== Directions for this task ==
Please print all of the material below, word for word.

<<<<

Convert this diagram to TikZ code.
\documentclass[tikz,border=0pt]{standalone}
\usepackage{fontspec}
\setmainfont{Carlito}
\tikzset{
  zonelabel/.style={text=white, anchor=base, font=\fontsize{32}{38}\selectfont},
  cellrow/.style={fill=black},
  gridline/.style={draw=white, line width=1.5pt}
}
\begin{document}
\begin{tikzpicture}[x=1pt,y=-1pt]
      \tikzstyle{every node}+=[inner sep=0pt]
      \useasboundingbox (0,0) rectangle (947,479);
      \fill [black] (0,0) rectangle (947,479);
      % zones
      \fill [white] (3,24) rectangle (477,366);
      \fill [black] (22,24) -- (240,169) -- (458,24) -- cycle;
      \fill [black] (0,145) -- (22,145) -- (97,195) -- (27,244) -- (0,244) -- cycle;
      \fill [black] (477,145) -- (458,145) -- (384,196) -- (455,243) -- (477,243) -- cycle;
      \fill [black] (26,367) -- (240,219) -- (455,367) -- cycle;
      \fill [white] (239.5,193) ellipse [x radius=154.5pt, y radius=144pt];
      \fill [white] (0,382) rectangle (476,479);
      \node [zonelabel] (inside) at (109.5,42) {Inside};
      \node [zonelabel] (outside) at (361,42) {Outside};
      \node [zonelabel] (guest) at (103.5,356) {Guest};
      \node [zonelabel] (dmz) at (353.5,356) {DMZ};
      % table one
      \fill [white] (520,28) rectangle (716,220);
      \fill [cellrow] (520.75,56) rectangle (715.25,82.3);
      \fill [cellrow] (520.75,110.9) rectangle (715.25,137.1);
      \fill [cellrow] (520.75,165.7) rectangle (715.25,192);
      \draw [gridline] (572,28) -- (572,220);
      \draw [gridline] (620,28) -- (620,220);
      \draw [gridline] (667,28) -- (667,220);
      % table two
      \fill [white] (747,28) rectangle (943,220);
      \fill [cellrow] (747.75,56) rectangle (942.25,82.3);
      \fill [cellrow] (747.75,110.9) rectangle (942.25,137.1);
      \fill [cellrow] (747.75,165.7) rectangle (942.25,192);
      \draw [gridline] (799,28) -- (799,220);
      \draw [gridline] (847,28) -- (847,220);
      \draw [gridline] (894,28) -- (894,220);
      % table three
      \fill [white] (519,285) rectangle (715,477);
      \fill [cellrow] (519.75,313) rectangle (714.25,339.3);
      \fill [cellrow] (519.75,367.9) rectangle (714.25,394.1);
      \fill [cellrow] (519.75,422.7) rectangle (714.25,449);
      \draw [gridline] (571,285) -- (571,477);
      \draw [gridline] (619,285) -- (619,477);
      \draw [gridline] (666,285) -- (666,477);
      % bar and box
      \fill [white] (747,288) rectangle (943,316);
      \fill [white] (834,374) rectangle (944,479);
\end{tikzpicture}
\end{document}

>>>>

== Exercise response ==
Convert this diagram to TikZ code.
\documentclass[tikz,border=0pt]{standalone}
\usepackage{fontspec}
\setmainfont{Carlito}
\tikzset{
  zonelabel/.style={text=white, anchor=base, font=\fontsize{32}{38}\selectfont},
  cellrow/.style={fill=black},
  gridline/.style={draw=white, line width=1.5pt}
}
\begin{document}
\begin{tikzpicture}[x=1pt,y=-1pt]
      \tikzstyle{every node}+=[inner sep=0pt]
      \useasboundingbox (0,0) rectangle (947,479);
      \fill [black] (0,0) rectangle (947,479);
      % zones
      \fill [white] (3,24) rectangle (477,366);
      \fill [black] (22,24) -- (240,169) -- (458,24) -- cycle;
      \fill [black] (0,145) -- (22,145) -- (97,195) -- (27,244) -- (0,244) -- cycle;
      \fill [black] (477,145) -- (458,145) -- (384,196) -- (455,243) -- (477,243) -- cycle;
      \fill [black] (26,367) -- (240,219) -- (455,367) -- cycle;
      \fill [white] (239.5,193) ellipse [x radius=154.5pt, y radius=144pt];
      \fill [white] (0,382) rectangle (476,479);
      \node [zonelabel] (inside) at (109.5,42) {Inside};
      \node [zonelabel] (outside) at (361,42) {Outside};
      \node [zonelabel] (guest) at (103.5,356) {Guest};
      \node [zonelabel] (dmz) at (353.5,356) {DMZ};
      % table one
      \fill [white] (520,28) rectangle (716,220);
      \fill [cellrow] (520.75,56) rectangle (715.25,82.3);
      \fill [cellrow] (520.75,110.9) rectangle (715.25,137.1);
      \fill [cellrow] (520.75,165.7) rectangle (715.25,192);
      \draw [gridline] (572,28) -- (572,220);
      \draw [gridline] (620,28) -- (620,220);
      \draw [gridline] (667,28) -- (667,220);
      % table two
      \fill [white] (747,28) rectangle (943,220);
      \fill [cellrow] (747.75,56) rectangle (942.25,82.3);
      \fill [cellrow] (747.75,110.9) rectangle (942.25,137.1);
      \fill [cellrow] (747.75,165.7) rectangle (942.25,192);
      \draw [gridline] (799,28) -- (799,220);
      \draw [gridline] (847,28) -- (847,220);
      \draw [gridline] (894,28) -- (894,220);
      % table three
      \fill [white] (519,285) rectangle (715,477);
      \fill [cellrow] (519.75,313) rectangle (714.25,339.3);
      \fill [cellrow] (519.75,367.9) rectangle (714.25,394.1);
      \fill [cellrow] (519.75,422.7) rectangle (714.25,449);
      \draw [gridline] (571,285) -- (571,477);
      \draw [gridline] (619,285) -- (619,477);
      \draw [gridline] (666,285) -- (666,477);
      % bar and box
      \fill [white] (747,288) rectangle (943,316);
      \fill [white] (834,374) rectangle (944,479);
\end{tikzpicture}
\end{document}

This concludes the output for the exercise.